The book closes on a strangely impersonal note, mirroring Harrison’s own historical fate. He becomes an event rather than a legacy. The reader is left informed of a death of a president, but not fully satisfied as to it’s repercussions.

“Sir, I wish you to understand the true principles of the government. I with them carried out. I ask nothing more.” – William Henry Harrison’s last words

My Takeaway: Harrison’s life deserved an epilogue both in history and in biography. However, sometimes things out of one’s control can provide the lasting legacy of a life. For all his exploits, William Henry Harrison becomes a US history footnote: “shortest presidency.”

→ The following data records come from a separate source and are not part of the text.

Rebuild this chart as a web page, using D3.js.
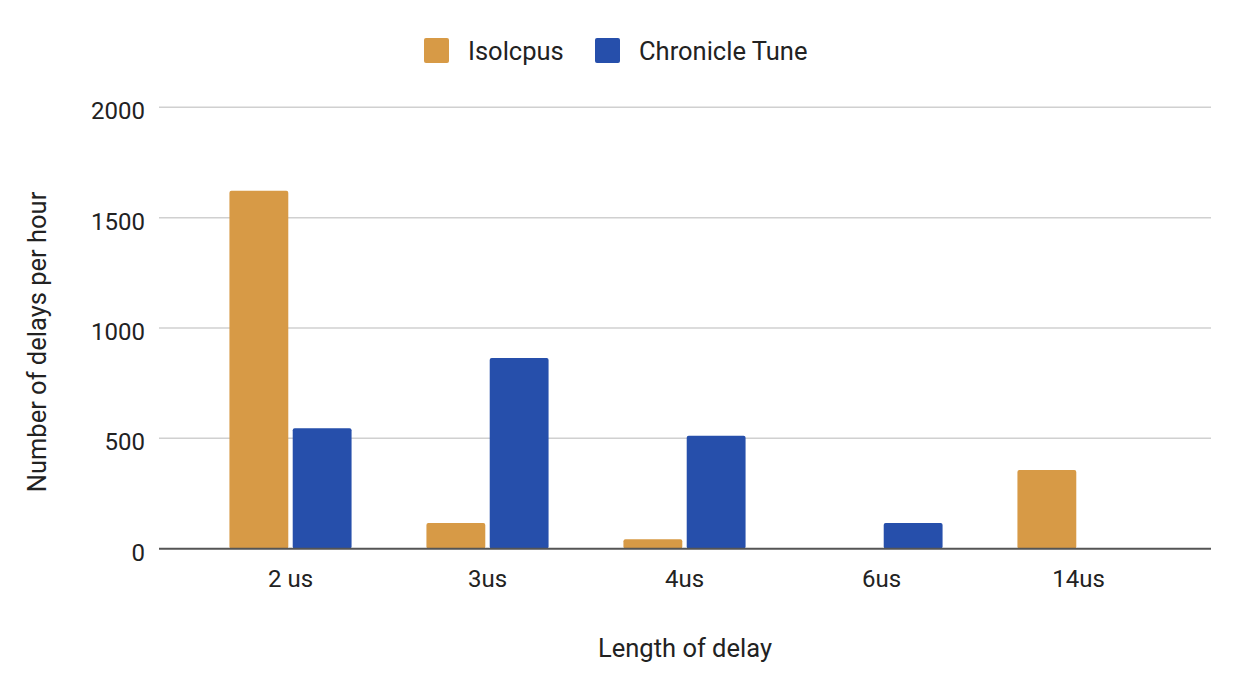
<!DOCTYPE html>
<html>
<head>
<meta charset="utf-8">
<title>delays per hour</title>
<script type="text/javascript" src="https://d3js.org/d3.v7.js"></script>
<style>
  body { margin: 0; background: #fff; }
  text { font-family: Roboto, "Noto Sans", sans-serif; fill: #222; }
</style>
</head>
<body>
<script type="text/javascript">
const categories = ["2 us", "3us", "4us", "6us", "14us"];
const seriesNames = ["Isolcpus", "Chronicle Tune"];
const isolcpus = [1622, 116, 43, 0, 357];
const chronicleTune = [546, 864, 512, 116, 0];
const yTicks = [0, 500, 1000, 1500, 2000];

const width = 1238;
const height = 692;
const colors = ["#d79a46", "#264fab"];

// plot area
const gridLeft = 159, gridRight = 1211;
const bandLeft = 192, bandRight = 1177;
const plotTop = 107.3, plotBottom = 548.7;

const svg = d3.select("body")
  .append("svg")
  .attr("width", width)
  .attr("height", height);

const rows = categories.map((c, i) => ({ cat: c, values: [isolcpus[i], chronicleTune[i]] }));

const x0 = d3.scaleBand().domain(categories).range([bandLeft, bandRight])
  .paddingInner(0.38).paddingOuter(0.19);
const x1 = d3.scaleBand().domain(seriesNames).range([0, x0.bandwidth()]).paddingInner(0.07);
const y = d3.scaleLinear().domain([0, 2000]).range([plotBottom, plotTop]);

// grid lines
svg.append("g")
  .selectAll("line")
  .data(yTicks.filter(d => d > 0))
  .enter().append("line")
  .attr("x1", gridLeft).attr("x2", gridRight)
  .attr("y1", d => y(d)).attr("y2", d => y(d))
  .attr("stroke", "#d0d0d0")
  .attr("stroke-width", 1.5);

// y tick labels
svg.append("g")
  .selectAll("text")
  .data(yTicks)
  .enter().append("text")
  .attr("x", 145)
  .attr("y", d => y(d))
  .attr("dy", 12)
  .attr("text-anchor", "end")
  .style("font-size", "24px")
  .text(d => d);

// bars
const group = svg.append("g")
  .selectAll("g")
  .data(rows)
  .enter().append("g")
  .attr("transform", d => `translate(${x0(d.cat)},0)`);

group.selectAll("rect")
  .data(d => d.values.map((v, i) => ({ name: seriesNames[i], v: v, i: i })))
  .enter().append("rect")
  .filter(d => d.v > 0)
  .attr("x", d => x1(d.name))
  .attr("y", d => y(d.v))
  .attr("width", x1.bandwidth())
  .attr("height", d => y(0) - y(d.v))
  .attr("rx", 2)
  .attr("fill", d => colors[d.i]);

// baseline
svg.append("line")
  .attr("x1", gridLeft).attr("x2", gridRight)
  .attr("y1", y(0)).attr("y2", y(0))
  .attr("stroke", "#555")
  .attr("stroke-width", 2);

// x labels
svg.append("g")
  .selectAll("text")
  .data(categories)
  .enter().append("text")
  .attr("x", d => x0(d) + x0.bandwidth() / 2)
  .attr("y", 587)
  .attr("text-anchor", "middle")
  .style("font-size", "24px")
  .text(d => d);

// axis titles
svg.append("text")
  .attr("x", 685)
  .attr("y", 657)
  .attr("text-anchor", "middle")
  .style("font-size", "25.5px")
  .text("Length of delay");

svg.append("text")
  .attr("transform", "translate(46,342) rotate(-90)")
  .attr("text-anchor", "middle")
  .style("font-size", "25.5px")
  .text("Number of delays per hour");

// legend
const legendX = [424, 595];
const legend = svg.append("g")
  .selectAll("g")
  .data(seriesNames)
  .enter().append("g")
  .attr("transform", (d, i) => `translate(${legendX[i]},38)`);

legend.append("rect")
  .attr("width", 25).attr("height", 25)
  .attr("rx", 2)
  .attr("fill", (d, i) => colors[i]);

legend.append("text")
  .attr("x", 44)
  .attr("y", 22)
  .style("font-size", "25.5px")
  .text(d => d);
</script>
</body>
</html>
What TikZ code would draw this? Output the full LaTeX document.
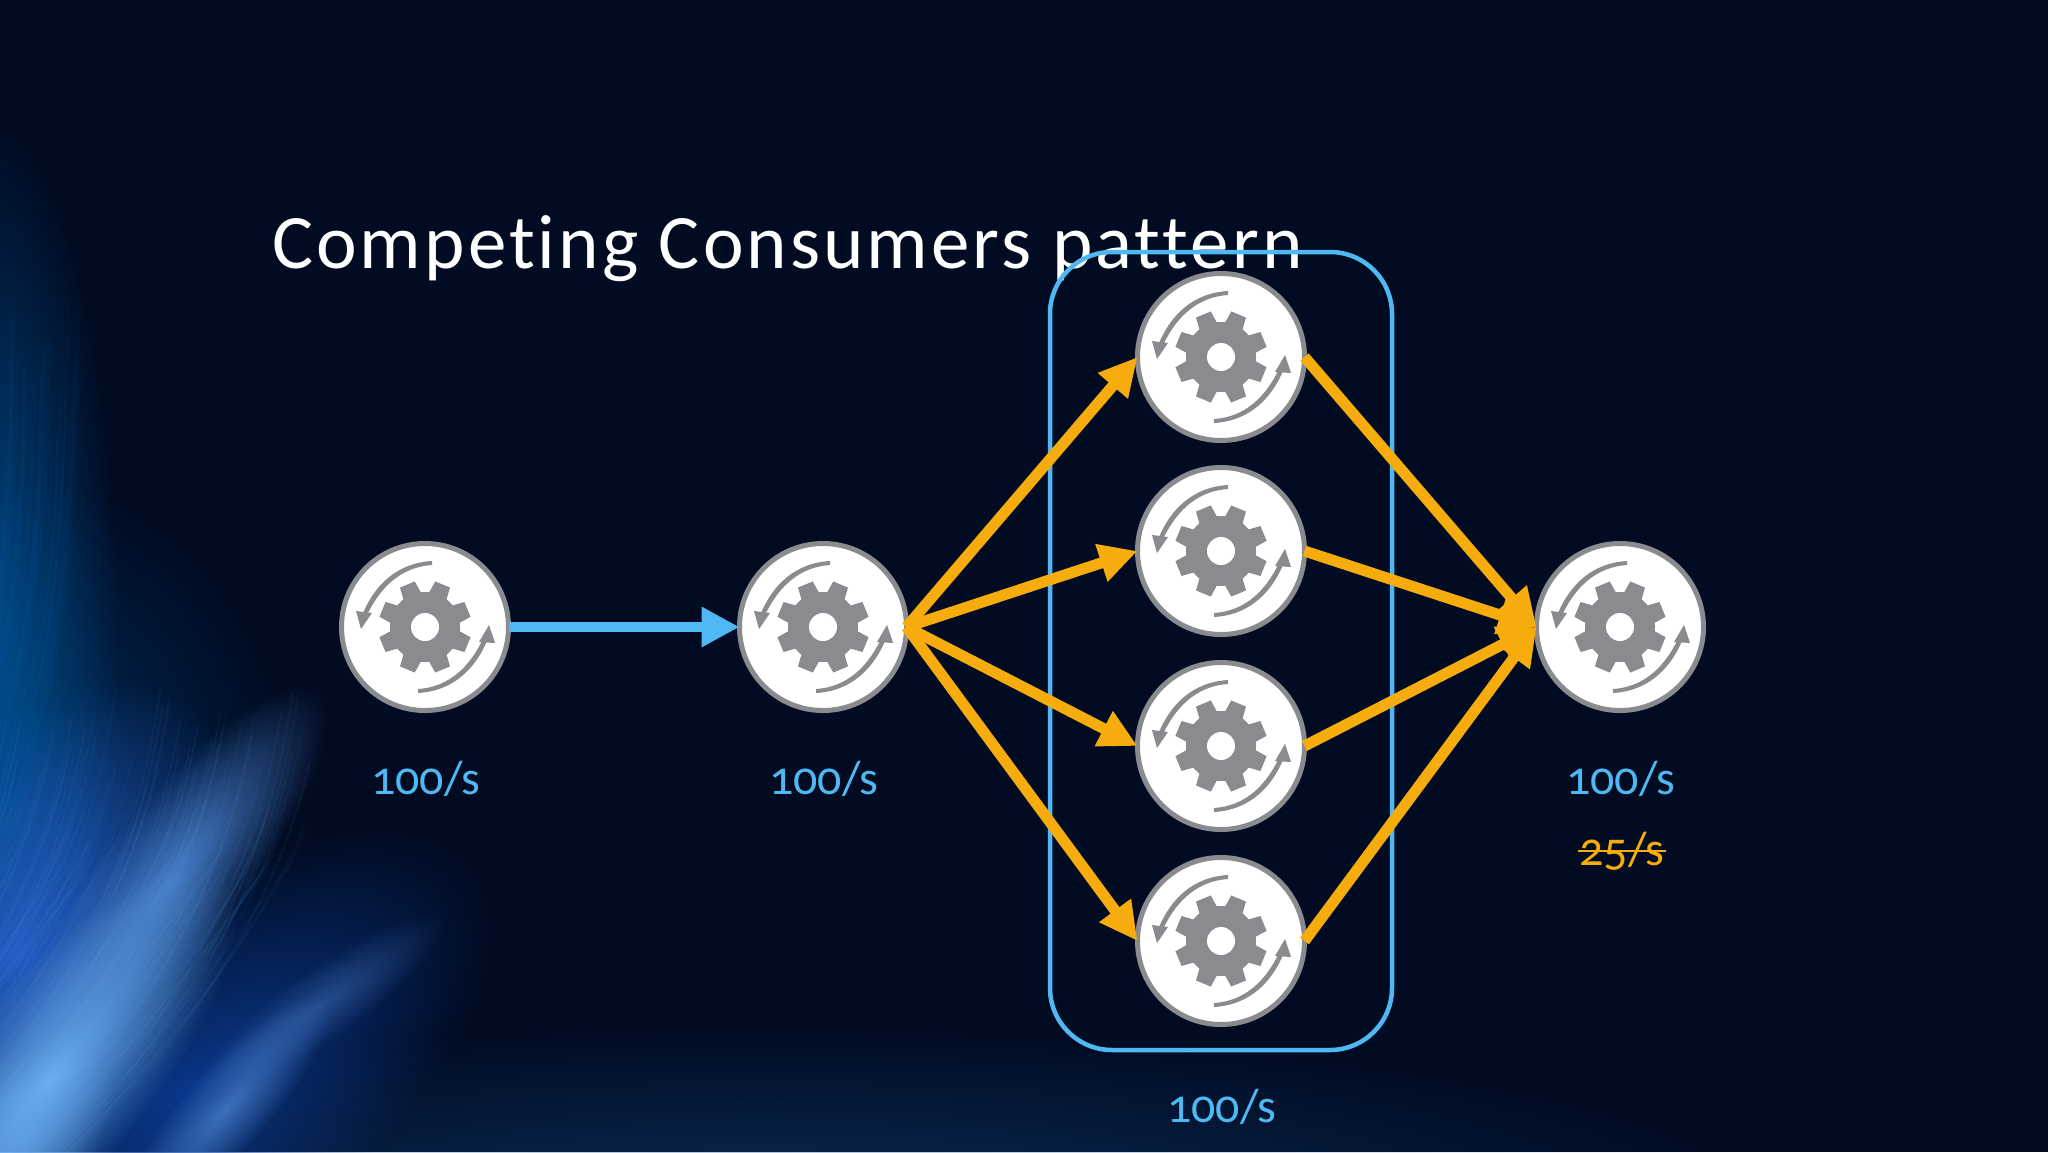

Lessons from William Henry Harrison’s Life

  • A long and complex career can be overshadowed by a brief moment at the end.
  • Military reputation (or reputation in general) is not always self-sustaining and it can require constant defense.
  • Political symbolism can elevate candidates whose governing impact remains unknown. Even then, being seen as a common man (i.e. log cabin) could be used for impact.
  • Not all greatness is captured in the pages of history but impact is no less meaningful. A reminder to build and chase greatness anyway.

Sidebar / Quick Facts

  • William Henry Harrison was born in 1773 and was the last U.S. president born as a British subject.
  • He served as governor of the Indiana Territory for over a decade before becoming president.
  • Harrison negotiated numerous treaties with Native American tribes, including agreements involving lands claimed by Tecumseh’s confederation.
  • He commanded U.S. forces in the northwestern theater of the War of 1812.
  • Harrison had ten children, the largest family of any U.S. president.
  • His 1840 campaign popularized the slogan “Tippecanoe and Tyler Too.”
  • Harrison served the shortest presidency in U.S. history, dying just 31 days after his inauguration.
  • His death marked the first presidential death in office, creating uncertainty about succession.